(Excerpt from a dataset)
================
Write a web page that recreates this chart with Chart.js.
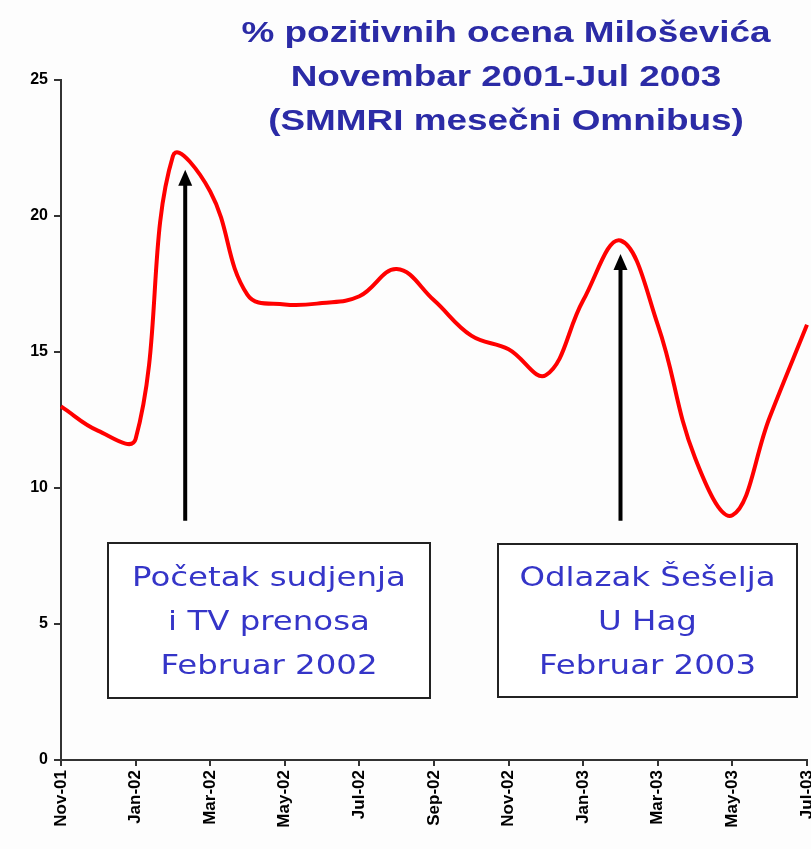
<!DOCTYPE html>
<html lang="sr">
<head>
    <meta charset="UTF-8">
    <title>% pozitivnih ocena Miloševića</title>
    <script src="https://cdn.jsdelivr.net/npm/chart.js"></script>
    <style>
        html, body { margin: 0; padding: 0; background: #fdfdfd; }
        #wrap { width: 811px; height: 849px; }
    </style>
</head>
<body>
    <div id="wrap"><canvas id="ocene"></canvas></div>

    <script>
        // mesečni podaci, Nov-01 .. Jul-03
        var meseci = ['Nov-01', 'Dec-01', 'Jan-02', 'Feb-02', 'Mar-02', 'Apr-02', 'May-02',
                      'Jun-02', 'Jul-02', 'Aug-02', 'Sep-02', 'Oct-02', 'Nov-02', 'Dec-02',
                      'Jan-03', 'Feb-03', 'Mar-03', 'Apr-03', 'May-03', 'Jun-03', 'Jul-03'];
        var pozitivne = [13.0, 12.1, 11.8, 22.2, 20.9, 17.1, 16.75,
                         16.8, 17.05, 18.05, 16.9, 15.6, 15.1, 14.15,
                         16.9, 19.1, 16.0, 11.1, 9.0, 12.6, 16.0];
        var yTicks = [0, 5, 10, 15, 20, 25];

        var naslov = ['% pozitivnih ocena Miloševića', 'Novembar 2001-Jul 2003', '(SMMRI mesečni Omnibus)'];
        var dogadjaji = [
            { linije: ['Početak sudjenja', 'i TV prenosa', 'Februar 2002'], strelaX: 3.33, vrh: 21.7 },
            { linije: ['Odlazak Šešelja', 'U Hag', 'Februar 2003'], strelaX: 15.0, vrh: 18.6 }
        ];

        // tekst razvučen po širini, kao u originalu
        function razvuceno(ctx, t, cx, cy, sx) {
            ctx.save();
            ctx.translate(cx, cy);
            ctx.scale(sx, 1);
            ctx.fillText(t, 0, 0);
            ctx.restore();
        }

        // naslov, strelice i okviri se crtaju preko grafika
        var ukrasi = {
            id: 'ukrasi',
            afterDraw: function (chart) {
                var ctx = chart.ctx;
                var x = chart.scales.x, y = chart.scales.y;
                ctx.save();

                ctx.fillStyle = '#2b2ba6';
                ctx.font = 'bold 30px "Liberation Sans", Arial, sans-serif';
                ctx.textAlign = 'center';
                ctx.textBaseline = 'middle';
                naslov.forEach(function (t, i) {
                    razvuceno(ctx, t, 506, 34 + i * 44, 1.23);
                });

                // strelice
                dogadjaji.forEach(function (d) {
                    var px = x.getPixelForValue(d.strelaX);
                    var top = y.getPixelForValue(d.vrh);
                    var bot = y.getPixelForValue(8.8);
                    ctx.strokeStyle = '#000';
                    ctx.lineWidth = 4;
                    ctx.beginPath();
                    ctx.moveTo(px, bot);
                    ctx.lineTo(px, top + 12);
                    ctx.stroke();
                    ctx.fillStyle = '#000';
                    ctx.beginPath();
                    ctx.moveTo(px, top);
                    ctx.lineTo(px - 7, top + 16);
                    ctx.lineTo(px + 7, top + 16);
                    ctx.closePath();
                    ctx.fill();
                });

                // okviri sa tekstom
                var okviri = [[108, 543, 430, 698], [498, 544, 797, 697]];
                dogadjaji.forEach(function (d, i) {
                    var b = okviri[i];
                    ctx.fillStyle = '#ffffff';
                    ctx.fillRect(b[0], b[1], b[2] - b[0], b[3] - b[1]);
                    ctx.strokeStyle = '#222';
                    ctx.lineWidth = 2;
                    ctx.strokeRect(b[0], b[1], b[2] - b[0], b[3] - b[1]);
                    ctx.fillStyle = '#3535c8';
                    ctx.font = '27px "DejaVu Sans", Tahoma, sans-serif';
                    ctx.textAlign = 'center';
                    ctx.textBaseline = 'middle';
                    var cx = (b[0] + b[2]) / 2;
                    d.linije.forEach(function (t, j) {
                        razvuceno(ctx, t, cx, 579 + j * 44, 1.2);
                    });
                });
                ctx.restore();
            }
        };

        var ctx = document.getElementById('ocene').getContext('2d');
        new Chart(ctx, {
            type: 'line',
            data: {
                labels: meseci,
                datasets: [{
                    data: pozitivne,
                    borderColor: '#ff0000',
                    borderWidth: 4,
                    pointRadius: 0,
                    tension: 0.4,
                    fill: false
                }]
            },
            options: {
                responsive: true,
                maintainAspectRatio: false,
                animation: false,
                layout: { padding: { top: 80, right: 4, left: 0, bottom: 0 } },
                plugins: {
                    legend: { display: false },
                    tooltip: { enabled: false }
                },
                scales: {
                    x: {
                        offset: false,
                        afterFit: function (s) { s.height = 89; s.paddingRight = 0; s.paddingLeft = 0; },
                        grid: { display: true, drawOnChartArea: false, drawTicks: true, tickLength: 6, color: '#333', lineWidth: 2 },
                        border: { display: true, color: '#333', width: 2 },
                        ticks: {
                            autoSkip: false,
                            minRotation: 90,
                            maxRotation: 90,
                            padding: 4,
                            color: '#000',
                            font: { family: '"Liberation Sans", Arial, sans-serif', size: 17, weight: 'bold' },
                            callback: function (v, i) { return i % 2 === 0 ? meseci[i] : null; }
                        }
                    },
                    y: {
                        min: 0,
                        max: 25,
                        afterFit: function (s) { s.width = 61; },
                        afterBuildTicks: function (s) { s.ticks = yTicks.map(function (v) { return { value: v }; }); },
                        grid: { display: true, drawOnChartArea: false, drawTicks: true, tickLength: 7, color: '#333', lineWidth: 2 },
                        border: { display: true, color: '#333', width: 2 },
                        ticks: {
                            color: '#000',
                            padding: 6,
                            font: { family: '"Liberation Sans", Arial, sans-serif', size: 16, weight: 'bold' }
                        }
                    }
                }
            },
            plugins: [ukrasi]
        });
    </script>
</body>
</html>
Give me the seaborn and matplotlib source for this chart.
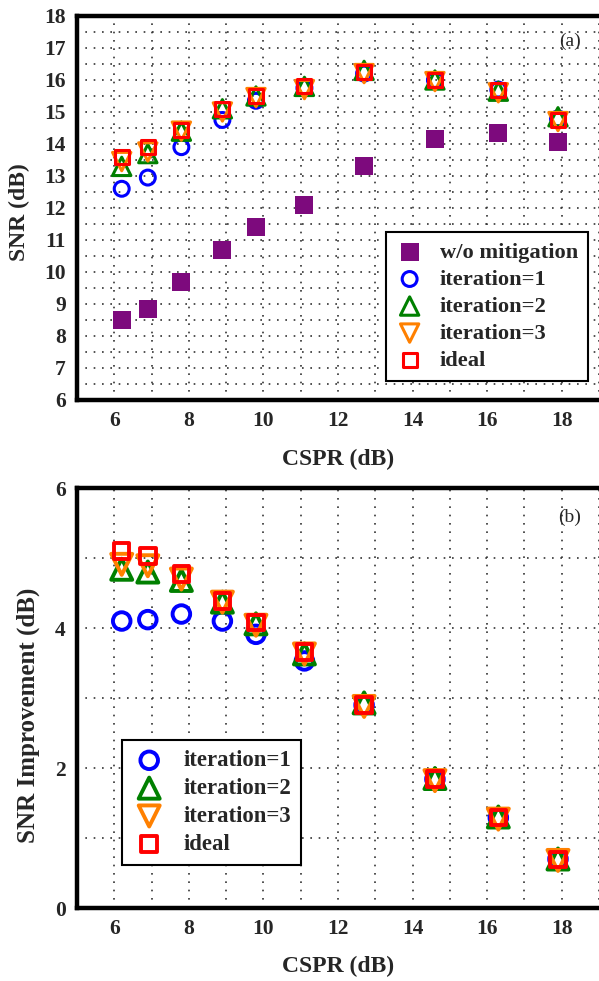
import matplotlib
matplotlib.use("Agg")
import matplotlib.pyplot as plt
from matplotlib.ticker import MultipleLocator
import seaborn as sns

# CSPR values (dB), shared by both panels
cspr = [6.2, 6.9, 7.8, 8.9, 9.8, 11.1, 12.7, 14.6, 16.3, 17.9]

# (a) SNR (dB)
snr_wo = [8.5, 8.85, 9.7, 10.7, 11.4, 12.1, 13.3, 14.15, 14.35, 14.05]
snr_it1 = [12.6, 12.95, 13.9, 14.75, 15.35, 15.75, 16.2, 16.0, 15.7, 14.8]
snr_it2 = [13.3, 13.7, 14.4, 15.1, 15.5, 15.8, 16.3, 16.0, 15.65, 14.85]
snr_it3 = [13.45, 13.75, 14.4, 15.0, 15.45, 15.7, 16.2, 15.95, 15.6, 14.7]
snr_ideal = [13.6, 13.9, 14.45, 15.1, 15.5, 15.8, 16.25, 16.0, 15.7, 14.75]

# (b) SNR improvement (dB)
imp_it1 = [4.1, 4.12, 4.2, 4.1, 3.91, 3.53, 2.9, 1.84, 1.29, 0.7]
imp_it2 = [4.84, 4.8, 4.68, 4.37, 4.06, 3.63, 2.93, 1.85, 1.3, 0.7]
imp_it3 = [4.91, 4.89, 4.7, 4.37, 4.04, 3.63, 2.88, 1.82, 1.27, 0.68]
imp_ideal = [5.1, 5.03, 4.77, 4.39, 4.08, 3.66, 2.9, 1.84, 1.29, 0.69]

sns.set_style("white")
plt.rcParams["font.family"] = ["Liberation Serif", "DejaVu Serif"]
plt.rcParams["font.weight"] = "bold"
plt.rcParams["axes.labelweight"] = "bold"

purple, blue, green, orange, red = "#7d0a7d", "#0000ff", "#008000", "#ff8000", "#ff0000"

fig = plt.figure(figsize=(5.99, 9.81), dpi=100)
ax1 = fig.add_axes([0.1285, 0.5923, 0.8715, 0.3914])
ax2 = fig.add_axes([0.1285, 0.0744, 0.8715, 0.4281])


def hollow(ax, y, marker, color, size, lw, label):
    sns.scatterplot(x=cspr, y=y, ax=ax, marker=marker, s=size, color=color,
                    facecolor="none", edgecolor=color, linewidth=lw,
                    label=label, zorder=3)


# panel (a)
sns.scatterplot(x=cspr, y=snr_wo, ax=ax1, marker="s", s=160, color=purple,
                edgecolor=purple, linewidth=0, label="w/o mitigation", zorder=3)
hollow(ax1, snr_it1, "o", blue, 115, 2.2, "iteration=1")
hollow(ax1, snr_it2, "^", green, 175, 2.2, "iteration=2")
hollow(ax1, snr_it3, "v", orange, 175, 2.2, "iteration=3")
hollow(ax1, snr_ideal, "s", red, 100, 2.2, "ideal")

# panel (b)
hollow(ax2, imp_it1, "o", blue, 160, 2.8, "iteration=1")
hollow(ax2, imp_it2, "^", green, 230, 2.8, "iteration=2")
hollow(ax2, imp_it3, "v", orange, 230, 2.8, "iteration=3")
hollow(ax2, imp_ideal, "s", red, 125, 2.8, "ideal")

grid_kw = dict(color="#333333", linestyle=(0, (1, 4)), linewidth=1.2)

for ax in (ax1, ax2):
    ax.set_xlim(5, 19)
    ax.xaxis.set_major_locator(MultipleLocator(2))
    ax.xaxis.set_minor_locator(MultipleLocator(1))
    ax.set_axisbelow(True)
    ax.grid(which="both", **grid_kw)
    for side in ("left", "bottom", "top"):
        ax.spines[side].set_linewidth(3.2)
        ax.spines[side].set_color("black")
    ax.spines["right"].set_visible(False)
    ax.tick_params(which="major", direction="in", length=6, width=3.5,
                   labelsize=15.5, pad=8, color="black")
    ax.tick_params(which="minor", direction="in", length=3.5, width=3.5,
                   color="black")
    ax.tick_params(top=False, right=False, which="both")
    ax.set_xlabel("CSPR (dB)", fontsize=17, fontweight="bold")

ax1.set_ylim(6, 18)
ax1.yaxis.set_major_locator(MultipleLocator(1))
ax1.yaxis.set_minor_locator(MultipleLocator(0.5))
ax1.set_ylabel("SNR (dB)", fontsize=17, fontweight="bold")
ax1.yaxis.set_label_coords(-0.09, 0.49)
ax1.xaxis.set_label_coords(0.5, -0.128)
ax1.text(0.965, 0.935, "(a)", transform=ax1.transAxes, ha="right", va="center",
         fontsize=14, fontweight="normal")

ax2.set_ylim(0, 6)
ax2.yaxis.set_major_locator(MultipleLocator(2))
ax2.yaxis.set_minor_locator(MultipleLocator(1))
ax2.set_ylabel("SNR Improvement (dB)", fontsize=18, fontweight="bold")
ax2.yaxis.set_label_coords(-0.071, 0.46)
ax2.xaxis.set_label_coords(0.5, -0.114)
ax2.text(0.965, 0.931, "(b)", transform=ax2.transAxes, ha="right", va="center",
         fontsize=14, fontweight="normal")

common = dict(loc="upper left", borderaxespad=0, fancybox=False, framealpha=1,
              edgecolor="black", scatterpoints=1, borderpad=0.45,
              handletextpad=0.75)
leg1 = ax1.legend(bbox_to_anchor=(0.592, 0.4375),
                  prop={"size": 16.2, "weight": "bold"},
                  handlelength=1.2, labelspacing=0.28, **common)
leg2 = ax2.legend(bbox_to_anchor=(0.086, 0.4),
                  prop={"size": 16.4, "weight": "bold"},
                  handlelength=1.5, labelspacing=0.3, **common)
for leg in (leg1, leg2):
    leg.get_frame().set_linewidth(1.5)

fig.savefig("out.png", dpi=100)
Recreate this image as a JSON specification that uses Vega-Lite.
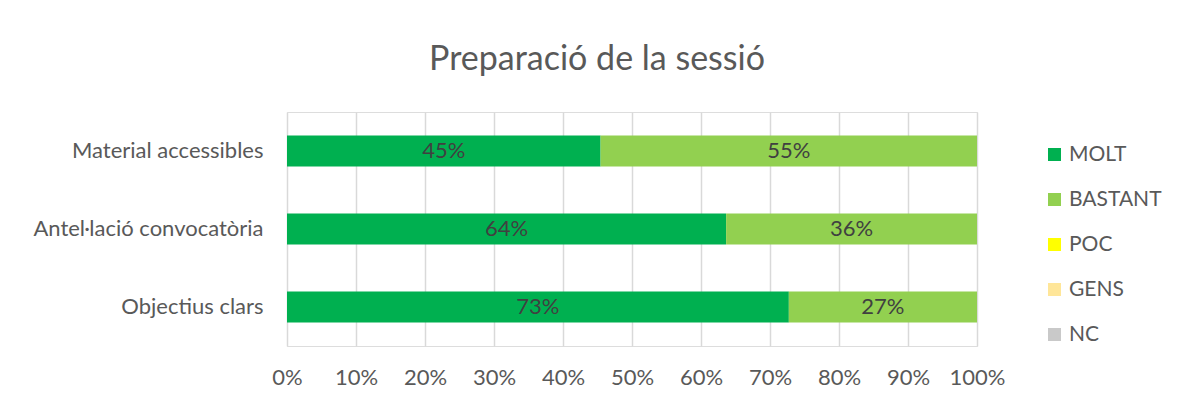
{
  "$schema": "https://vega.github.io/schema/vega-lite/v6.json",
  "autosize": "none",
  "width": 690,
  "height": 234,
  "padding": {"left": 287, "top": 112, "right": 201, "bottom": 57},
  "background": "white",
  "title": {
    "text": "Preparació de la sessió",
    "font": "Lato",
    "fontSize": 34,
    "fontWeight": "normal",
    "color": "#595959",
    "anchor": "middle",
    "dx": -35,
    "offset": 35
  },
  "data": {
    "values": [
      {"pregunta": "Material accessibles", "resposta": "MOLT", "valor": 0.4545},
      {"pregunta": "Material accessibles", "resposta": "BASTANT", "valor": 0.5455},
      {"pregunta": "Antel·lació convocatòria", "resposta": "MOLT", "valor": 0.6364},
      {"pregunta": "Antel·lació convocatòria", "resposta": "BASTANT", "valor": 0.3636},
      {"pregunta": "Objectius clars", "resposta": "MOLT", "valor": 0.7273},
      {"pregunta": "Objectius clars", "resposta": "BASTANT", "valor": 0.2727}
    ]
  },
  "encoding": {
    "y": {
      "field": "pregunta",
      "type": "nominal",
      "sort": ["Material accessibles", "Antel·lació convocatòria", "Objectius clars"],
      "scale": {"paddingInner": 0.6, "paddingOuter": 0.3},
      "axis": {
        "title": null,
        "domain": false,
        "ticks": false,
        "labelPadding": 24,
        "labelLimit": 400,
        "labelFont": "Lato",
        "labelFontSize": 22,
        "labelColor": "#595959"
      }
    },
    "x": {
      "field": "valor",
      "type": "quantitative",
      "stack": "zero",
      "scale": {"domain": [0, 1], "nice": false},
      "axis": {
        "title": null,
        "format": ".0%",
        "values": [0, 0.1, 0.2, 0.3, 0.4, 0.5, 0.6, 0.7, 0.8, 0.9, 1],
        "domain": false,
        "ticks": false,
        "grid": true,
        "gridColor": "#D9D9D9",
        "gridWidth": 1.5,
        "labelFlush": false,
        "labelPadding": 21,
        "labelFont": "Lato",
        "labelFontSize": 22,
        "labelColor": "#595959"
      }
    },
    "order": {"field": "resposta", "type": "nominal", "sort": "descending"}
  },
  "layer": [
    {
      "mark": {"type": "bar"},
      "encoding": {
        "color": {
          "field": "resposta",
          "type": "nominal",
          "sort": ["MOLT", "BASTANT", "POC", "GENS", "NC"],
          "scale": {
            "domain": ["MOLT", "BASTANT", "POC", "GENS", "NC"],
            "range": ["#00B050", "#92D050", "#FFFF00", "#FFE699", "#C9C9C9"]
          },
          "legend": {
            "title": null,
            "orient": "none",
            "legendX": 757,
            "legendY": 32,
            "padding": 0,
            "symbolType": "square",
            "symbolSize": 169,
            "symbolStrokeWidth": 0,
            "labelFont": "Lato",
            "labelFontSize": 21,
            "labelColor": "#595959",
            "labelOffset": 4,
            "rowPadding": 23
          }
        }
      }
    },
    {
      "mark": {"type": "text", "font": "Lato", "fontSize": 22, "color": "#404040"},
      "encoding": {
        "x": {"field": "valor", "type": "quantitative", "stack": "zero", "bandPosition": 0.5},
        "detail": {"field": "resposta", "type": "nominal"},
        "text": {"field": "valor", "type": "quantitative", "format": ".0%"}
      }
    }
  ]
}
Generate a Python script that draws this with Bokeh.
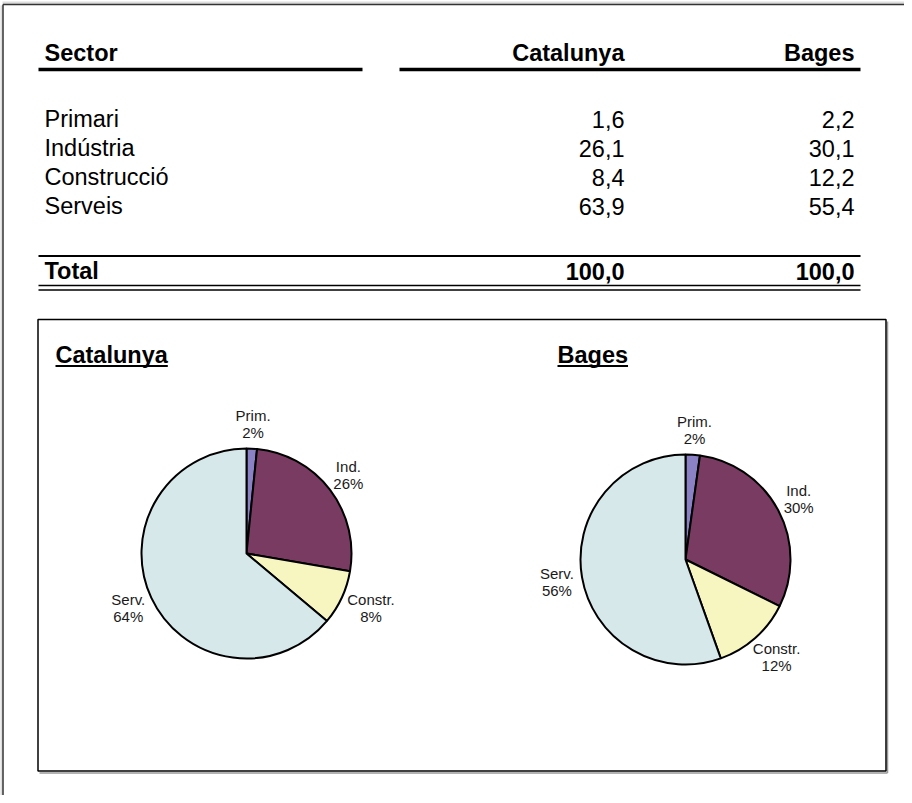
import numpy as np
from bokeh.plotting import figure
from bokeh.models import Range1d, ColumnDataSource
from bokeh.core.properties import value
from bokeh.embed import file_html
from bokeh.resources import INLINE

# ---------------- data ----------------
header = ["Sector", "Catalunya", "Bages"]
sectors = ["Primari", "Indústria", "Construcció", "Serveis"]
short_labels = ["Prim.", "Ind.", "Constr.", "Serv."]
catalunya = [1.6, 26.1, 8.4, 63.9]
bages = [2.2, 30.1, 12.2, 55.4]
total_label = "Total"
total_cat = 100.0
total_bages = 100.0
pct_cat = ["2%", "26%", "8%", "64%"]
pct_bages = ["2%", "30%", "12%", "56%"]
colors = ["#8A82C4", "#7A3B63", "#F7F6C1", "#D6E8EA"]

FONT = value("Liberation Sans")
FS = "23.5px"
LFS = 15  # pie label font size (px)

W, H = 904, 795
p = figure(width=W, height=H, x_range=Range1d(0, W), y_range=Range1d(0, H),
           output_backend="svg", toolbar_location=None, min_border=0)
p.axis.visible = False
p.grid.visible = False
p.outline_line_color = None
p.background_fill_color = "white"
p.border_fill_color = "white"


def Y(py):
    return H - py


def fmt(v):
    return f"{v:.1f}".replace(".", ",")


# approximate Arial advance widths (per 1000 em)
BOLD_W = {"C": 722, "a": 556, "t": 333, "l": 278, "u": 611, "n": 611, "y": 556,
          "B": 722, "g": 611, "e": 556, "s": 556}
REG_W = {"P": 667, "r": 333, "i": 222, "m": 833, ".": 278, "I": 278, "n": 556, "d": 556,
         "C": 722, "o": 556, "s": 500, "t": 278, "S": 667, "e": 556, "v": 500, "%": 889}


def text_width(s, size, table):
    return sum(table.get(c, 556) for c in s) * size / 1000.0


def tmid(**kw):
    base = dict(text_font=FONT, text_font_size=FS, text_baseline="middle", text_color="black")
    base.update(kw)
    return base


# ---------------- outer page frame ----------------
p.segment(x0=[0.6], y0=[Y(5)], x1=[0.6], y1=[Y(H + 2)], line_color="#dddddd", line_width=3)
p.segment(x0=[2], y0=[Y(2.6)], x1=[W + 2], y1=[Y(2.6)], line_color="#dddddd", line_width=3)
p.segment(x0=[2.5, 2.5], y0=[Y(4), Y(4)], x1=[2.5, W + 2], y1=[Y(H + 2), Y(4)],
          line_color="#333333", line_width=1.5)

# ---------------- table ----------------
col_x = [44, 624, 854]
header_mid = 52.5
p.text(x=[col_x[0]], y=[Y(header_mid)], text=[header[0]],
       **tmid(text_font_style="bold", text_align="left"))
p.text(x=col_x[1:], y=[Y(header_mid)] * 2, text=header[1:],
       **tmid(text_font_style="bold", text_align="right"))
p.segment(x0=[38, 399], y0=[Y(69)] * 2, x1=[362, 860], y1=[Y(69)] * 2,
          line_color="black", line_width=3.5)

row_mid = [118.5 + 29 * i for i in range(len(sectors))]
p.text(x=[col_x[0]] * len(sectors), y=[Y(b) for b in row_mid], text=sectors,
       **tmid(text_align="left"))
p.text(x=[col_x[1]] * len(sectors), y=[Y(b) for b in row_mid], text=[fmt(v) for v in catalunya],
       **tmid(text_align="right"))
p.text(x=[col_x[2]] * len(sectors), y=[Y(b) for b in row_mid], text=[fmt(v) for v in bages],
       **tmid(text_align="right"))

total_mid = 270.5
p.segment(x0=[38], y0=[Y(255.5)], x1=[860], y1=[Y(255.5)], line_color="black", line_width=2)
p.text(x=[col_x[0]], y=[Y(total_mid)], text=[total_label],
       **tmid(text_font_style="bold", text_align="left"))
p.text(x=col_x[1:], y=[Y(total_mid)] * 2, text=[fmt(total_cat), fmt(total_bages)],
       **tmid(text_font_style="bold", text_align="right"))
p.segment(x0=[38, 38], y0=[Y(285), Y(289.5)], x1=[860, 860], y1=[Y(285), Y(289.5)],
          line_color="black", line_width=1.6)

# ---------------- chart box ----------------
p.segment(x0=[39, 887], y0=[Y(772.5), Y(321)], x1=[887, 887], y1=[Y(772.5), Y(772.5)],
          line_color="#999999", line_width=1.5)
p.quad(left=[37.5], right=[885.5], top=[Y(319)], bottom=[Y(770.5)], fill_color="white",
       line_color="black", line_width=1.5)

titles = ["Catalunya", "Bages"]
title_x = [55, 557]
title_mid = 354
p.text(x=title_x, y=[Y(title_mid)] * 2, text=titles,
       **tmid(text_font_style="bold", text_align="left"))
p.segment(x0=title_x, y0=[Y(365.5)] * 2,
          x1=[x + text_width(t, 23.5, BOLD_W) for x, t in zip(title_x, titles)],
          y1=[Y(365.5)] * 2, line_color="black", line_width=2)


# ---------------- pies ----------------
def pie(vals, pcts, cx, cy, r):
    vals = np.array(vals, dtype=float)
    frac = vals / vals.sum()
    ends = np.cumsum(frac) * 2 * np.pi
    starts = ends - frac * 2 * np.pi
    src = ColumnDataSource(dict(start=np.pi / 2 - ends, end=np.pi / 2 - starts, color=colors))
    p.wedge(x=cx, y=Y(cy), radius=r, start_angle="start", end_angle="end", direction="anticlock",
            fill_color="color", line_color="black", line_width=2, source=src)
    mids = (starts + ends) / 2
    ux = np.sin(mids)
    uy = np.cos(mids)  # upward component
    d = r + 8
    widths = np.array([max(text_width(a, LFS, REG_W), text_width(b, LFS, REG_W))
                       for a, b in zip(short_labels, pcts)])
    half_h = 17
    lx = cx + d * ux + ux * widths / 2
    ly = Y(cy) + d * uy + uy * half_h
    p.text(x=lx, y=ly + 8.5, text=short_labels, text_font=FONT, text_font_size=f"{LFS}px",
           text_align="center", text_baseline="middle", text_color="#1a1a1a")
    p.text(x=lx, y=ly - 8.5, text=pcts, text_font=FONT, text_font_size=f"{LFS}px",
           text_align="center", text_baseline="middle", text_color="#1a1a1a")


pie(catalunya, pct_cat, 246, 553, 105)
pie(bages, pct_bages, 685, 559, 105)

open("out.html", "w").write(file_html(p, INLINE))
================
▸ Instructions to follow: Copy exactly the stretch of lines from the one containing "Give me the" through the one containing "1.84, 1.29, 0.69]", both included. Leave out any pictures.

▸ Result of this task:
Give me the seaborn and matplotlib source for this chart.
import matplotlib
matplotlib.use("Agg")
import matplotlib.pyplot as plt
from matplotlib.ticker import MultipleLocator
import seaborn as sns

# CSPR values (dB), shared by both panels
cspr = [6.2, 6.9, 7.8, 8.9, 9.8, 11.1, 12.7, 14.6, 16.3, 17.9]

# (a) SNR (dB)
snr_wo = [8.5, 8.85, 9.7, 10.7, 11.4, 12.1, 13.3, 14.15, 14.35, 14.05]
snr_it1 = [12.6, 12.95, 13.9, 14.75, 15.35, 15.75, 16.2, 16.0, 15.7, 14.8]
snr_it2 = [13.3, 13.7, 14.4, 15.1, 15.5, 15.8, 16.3, 16.0, 15.65, 14.85]
snr_it3 = [13.45, 13.75, 14.4, 15.0, 15.45, 15.7, 16.2, 15.95, 15.6, 14.7]
snr_ideal = [13.6, 13.9, 14.45, 15.1, 15.5, 15.8, 16.25, 16.0, 15.7, 14.75]

# (b) SNR improvement (dB)
imp_it1 = [4.1, 4.12, 4.2, 4.1, 3.91, 3.53, 2.9, 1.84, 1.29, 0.7]
imp_it2 = [4.84, 4.8, 4.68, 4.37, 4.06, 3.63, 2.93, 1.85, 1.3, 0.7]
imp_it3 = [4.91, 4.89, 4.7, 4.37, 4.04, 3.63, 2.88, 1.82, 1.27, 0.68]
imp_ideal = [5.1, 5.03, 4.77, 4.39, 4.08, 3.66, 2.9, 1.84, 1.29, 0.69]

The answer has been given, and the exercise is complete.